What the task asks:
Among the lines of the listing below, retype exactly those from the one containing "Output the Python" through the one containing "xh = [i + 0.0 for i in idx]", both included. Do not include pictures.

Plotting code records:

━━━━━━━━━━━━━━━━━━━━━━━━━━━━━━

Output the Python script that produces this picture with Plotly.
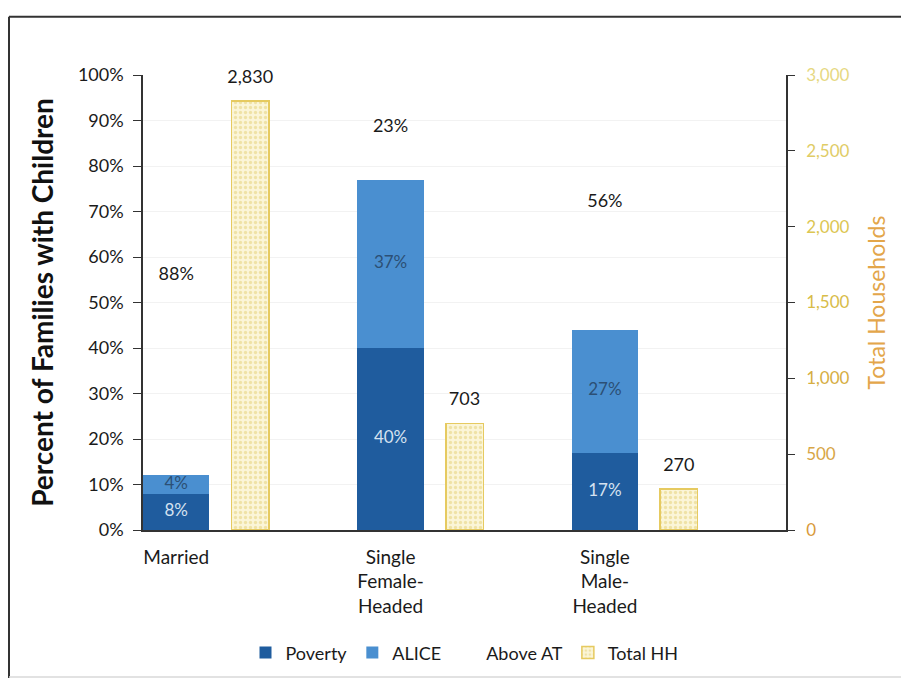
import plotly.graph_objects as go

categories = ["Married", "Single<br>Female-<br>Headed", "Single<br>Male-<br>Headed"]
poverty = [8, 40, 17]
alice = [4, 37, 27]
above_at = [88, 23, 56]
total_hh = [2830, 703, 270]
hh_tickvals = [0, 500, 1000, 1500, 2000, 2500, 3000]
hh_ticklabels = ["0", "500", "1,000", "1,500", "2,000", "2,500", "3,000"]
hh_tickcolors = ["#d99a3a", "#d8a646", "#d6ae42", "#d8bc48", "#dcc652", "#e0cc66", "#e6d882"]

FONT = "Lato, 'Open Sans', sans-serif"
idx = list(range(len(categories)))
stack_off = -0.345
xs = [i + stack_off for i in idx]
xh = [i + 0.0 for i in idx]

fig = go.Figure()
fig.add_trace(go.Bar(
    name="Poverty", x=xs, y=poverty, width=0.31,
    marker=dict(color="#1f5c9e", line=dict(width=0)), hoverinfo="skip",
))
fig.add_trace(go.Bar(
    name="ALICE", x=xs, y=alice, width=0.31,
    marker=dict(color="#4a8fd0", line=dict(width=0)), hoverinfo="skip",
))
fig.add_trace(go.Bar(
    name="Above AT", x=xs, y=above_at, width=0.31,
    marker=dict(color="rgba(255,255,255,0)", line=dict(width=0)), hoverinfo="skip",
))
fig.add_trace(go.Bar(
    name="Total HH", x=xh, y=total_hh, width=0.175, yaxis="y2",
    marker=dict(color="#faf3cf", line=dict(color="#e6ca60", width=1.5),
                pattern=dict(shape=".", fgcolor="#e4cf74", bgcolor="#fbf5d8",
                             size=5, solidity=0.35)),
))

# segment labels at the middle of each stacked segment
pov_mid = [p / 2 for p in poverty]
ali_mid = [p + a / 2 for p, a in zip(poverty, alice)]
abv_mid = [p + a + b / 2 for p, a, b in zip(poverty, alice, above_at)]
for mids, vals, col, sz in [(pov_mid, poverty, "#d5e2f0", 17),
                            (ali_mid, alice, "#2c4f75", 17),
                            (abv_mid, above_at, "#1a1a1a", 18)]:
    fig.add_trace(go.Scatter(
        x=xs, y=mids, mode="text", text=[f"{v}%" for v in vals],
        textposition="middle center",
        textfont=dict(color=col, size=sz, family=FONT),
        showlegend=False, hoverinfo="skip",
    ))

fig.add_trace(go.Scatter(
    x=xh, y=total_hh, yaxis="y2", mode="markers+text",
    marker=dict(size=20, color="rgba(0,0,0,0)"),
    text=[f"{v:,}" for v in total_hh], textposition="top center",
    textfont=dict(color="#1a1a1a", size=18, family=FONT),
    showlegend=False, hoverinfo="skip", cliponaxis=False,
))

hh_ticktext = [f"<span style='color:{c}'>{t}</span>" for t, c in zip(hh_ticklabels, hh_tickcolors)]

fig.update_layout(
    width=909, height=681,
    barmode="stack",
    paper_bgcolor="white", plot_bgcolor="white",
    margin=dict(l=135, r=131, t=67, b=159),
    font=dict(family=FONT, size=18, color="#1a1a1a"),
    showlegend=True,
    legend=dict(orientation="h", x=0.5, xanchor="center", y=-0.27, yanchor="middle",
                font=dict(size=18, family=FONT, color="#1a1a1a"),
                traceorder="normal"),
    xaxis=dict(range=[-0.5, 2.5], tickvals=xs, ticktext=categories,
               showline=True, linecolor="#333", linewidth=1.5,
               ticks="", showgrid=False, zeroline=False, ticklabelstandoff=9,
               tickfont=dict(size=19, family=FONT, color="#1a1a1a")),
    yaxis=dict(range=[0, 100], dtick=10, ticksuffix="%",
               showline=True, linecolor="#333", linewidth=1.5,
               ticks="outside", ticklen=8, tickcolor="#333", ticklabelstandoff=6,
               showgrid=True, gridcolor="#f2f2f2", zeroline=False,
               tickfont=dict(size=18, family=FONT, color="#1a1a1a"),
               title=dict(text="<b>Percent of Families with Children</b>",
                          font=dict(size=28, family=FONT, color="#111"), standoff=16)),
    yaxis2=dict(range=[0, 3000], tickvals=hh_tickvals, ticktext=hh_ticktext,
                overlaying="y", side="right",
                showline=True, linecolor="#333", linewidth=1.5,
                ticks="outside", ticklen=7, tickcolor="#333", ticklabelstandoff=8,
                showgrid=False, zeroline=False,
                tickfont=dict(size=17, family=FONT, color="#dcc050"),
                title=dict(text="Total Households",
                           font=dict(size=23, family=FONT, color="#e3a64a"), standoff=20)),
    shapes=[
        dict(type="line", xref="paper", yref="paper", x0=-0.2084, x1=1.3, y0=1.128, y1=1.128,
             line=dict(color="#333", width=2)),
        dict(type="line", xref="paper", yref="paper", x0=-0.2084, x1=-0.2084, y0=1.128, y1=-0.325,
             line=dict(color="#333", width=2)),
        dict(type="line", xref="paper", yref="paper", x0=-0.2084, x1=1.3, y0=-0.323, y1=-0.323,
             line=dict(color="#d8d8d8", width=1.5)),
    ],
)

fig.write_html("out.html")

━━━━━━━━━━━━━━━━━━━━━━━━━━━━━━

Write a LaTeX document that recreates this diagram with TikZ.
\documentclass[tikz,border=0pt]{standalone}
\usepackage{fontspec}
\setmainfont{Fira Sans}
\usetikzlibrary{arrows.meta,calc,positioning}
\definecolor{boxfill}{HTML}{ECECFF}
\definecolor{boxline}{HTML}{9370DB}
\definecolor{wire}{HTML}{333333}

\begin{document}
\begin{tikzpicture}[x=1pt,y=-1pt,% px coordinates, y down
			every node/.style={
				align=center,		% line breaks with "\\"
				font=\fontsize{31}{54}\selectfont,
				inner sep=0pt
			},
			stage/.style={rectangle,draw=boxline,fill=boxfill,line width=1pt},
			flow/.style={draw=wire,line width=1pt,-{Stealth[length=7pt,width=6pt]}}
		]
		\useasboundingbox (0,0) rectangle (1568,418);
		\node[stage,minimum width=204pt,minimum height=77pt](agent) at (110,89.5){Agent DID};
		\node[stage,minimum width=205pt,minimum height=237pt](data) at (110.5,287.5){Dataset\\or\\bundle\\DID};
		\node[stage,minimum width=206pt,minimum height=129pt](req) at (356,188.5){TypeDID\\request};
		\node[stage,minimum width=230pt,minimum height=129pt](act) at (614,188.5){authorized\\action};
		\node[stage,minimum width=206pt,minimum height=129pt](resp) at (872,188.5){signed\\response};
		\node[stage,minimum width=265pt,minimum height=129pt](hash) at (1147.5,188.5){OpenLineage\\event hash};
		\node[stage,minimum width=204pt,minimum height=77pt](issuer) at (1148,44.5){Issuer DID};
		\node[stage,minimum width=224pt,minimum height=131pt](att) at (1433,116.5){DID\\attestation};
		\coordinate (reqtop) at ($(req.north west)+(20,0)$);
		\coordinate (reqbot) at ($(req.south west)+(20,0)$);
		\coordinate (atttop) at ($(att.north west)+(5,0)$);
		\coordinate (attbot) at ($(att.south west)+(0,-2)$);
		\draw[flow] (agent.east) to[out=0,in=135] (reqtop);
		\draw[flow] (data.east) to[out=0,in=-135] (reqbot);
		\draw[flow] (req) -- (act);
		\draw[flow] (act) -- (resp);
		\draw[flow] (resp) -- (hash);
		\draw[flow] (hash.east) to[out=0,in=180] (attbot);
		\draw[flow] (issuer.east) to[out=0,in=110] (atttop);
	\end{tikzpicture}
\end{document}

━━━━━━━━━━━━━━━━━━━━━━━━━━━━━━

Exercise output:
Output the Python script that produces this picture with Plotly.
import plotly.graph_objects as go

categories = ["Married", "Single<br>Female-<br>Headed", "Single<br>Male-<br>Headed"]
poverty = [8, 40, 17]
alice = [4, 37, 27]
above_at = [88, 23, 56]
total_hh = [2830, 703, 270]
hh_tickvals = [0, 500, 1000, 1500, 2000, 2500, 3000]
hh_ticklabels = ["0", "500", "1,000", "1,500", "2,000", "2,500", "3,000"]
hh_tickcolors = ["#d99a3a", "#d8a646", "#d6ae42", "#d8bc48", "#dcc652", "#e0cc66", "#e6d882"]

FONT = "Lato, 'Open Sans', sans-serif"
idx = list(range(len(categories)))
stack_off = -0.345
xs = [i + stack_off for i in idx]
xh = [i + 0.0 for i in idx]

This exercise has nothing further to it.